## TASK PROMPT
In the material below, please retype the lines from the very first through the one with "const voltTickLabels = ['-50', '0', '50'];", exactly and without pictures.

## GIVEN INFORMATION
════════════════
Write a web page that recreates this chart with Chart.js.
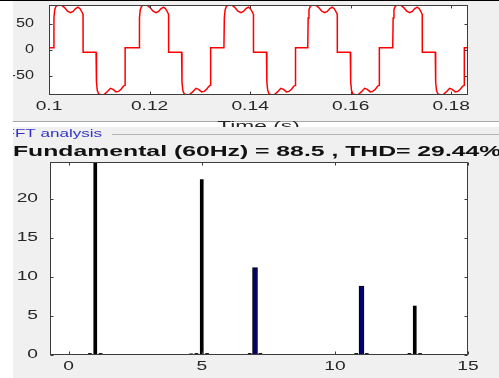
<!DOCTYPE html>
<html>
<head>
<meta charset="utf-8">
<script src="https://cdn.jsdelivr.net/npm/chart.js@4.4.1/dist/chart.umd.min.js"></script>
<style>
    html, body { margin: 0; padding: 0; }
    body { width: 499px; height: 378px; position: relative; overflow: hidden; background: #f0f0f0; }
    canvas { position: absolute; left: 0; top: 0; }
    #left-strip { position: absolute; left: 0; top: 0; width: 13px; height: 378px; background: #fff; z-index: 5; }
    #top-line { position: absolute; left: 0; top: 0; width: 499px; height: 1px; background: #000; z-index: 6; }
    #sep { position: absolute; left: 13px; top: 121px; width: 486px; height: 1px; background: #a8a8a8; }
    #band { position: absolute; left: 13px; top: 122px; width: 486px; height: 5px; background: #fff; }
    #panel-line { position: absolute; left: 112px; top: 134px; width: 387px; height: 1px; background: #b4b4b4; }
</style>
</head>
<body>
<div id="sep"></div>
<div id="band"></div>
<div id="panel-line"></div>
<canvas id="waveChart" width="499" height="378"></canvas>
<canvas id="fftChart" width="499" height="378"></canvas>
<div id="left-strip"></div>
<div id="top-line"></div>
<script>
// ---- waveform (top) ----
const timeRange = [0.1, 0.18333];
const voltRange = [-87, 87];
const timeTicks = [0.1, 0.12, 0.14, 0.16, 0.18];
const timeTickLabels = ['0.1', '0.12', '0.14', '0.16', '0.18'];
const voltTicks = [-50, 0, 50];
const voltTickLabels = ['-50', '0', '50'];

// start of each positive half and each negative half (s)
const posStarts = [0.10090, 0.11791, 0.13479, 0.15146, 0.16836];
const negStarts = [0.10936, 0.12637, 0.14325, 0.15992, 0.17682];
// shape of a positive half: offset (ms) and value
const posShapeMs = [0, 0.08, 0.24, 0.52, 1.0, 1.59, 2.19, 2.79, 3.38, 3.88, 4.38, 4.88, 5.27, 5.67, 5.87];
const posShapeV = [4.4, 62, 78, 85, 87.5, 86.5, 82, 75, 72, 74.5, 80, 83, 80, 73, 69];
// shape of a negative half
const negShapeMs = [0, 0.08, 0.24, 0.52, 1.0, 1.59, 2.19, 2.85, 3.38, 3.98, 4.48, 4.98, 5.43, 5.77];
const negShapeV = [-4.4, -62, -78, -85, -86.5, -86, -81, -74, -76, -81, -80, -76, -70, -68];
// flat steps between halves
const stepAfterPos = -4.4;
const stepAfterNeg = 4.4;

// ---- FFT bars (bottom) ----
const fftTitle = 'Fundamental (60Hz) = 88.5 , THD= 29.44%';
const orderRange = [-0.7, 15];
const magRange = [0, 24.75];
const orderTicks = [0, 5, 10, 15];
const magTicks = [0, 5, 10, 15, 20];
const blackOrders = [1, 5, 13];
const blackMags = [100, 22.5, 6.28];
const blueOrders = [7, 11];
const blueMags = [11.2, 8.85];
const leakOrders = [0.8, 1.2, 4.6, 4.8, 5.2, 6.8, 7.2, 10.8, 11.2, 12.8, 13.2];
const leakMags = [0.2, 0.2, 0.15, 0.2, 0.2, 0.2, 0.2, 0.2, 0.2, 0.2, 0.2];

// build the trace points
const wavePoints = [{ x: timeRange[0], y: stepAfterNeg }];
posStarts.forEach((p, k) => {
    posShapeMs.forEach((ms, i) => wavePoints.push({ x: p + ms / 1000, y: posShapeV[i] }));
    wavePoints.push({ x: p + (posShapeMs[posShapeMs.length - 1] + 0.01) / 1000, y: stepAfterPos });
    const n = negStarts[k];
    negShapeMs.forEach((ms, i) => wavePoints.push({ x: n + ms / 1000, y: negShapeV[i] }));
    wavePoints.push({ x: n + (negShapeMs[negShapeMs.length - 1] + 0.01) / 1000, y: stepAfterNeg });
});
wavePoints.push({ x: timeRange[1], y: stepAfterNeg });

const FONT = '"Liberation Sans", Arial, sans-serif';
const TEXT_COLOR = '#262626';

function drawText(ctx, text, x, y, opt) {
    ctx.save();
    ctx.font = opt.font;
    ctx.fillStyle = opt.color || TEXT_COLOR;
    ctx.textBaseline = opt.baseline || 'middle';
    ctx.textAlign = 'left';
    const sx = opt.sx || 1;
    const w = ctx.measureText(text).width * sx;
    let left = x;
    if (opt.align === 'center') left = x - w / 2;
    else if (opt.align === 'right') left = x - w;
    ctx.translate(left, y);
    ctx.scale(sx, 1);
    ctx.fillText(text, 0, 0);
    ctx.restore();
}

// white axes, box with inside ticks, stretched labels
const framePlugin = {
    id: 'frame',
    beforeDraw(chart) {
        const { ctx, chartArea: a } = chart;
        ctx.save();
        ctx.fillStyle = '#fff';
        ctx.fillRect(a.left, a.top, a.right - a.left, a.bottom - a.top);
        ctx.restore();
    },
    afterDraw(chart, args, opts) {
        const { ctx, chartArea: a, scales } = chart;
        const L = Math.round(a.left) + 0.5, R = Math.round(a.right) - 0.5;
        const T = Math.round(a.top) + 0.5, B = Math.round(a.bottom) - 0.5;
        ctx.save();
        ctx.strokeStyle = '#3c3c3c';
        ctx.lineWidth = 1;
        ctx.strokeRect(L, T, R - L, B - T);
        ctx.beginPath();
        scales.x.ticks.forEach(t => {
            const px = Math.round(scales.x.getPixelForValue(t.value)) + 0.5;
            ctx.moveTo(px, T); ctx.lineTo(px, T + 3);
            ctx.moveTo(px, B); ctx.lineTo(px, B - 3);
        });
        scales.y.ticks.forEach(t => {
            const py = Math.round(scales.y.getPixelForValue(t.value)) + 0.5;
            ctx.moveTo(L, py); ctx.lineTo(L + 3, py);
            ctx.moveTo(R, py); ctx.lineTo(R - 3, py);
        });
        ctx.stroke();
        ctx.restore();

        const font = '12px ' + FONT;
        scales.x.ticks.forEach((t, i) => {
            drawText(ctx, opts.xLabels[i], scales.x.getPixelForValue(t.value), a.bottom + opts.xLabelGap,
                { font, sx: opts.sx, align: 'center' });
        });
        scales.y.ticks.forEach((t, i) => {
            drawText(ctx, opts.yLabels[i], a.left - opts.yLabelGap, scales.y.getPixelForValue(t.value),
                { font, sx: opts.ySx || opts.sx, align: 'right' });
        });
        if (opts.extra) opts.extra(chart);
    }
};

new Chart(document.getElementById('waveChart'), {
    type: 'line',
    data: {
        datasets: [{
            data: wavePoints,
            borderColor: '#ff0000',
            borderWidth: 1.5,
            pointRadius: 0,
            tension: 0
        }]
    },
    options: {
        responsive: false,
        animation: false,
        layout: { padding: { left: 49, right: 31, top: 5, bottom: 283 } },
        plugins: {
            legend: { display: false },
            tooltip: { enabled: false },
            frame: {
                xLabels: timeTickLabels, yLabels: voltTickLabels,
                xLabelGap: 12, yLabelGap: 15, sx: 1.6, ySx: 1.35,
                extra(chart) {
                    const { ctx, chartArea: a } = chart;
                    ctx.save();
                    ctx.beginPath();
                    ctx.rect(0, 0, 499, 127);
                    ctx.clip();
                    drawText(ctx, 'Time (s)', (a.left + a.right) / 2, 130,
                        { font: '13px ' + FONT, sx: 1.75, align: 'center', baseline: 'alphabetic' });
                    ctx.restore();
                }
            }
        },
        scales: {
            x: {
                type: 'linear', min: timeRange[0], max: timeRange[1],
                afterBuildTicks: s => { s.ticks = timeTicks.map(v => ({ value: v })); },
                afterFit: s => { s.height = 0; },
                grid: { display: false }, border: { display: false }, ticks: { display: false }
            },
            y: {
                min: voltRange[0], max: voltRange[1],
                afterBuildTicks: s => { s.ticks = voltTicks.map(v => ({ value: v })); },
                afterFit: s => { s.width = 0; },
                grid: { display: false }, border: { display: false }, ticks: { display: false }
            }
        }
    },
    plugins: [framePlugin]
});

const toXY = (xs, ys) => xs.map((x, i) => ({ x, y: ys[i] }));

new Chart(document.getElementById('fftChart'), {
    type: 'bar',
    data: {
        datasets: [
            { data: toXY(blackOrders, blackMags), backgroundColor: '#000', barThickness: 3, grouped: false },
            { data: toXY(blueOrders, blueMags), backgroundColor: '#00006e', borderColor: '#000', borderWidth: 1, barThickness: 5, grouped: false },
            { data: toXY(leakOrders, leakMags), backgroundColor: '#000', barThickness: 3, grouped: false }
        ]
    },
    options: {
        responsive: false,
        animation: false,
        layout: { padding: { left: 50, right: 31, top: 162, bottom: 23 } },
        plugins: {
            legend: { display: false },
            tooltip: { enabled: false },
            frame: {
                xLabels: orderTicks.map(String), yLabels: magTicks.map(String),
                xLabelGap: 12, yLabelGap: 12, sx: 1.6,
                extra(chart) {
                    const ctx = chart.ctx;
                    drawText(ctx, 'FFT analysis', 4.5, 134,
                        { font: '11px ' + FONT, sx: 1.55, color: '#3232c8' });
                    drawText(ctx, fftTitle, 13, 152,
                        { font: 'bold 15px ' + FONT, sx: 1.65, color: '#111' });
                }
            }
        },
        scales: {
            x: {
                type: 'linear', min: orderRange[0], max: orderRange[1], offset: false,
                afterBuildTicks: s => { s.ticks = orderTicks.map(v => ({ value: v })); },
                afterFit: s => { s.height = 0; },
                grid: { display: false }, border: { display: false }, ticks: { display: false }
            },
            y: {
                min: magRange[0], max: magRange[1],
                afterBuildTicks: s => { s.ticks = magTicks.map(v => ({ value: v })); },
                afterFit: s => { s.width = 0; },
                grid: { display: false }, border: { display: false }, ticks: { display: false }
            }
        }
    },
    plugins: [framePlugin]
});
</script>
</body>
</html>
════════════════
## TASK OUTPUT
Write a web page that recreates this chart with Chart.js.
<!DOCTYPE html>
<html>
<head>
<meta charset="utf-8">
<script src="https://cdn.jsdelivr.net/npm/chart.js@4.4.1/dist/chart.umd.min.js"></script>
<style>
    html, body { margin: 0; padding: 0; }
    body { width: 499px; height: 378px; position: relative; overflow: hidden; background: #f0f0f0; }
    canvas { position: absolute; left: 0; top: 0; }
    #left-strip { position: absolute; left: 0; top: 0; width: 13px; height: 378px; background: #fff; z-index: 5; }
    #top-line { position: absolute; left: 0; top: 0; width: 499px; height: 1px; background: #000; z-index: 6; }
    #sep { position: absolute; left: 13px; top: 121px; width: 486px; height: 1px; background: #a8a8a8; }
    #band { position: absolute; left: 13px; top: 122px; width: 486px; height: 5px; background: #fff; }
    #panel-line { position: absolute; left: 112px; top: 134px; width: 387px; height: 1px; background: #b4b4b4; }
</style>
</head>
<body>
<div id="sep"></div>
<div id="band"></div>
<div id="panel-line"></div>
<canvas id="waveChart" width="499" height="378"></canvas>
<canvas id="fftChart" width="499" height="378"></canvas>
<div id="left-strip"></div>
<div id="top-line"></div>
<script>
// ---- waveform (top) ----
const timeRange = [0.1, 0.18333];
const voltRange = [-87, 87];
const timeTicks = [0.1, 0.12, 0.14, 0.16, 0.18];
const timeTickLabels = ['0.1', '0.12', '0.14', '0.16', '0.18'];
const voltTicks = [-50, 0, 50];
const voltTickLabels = ['-50', '0', '50'];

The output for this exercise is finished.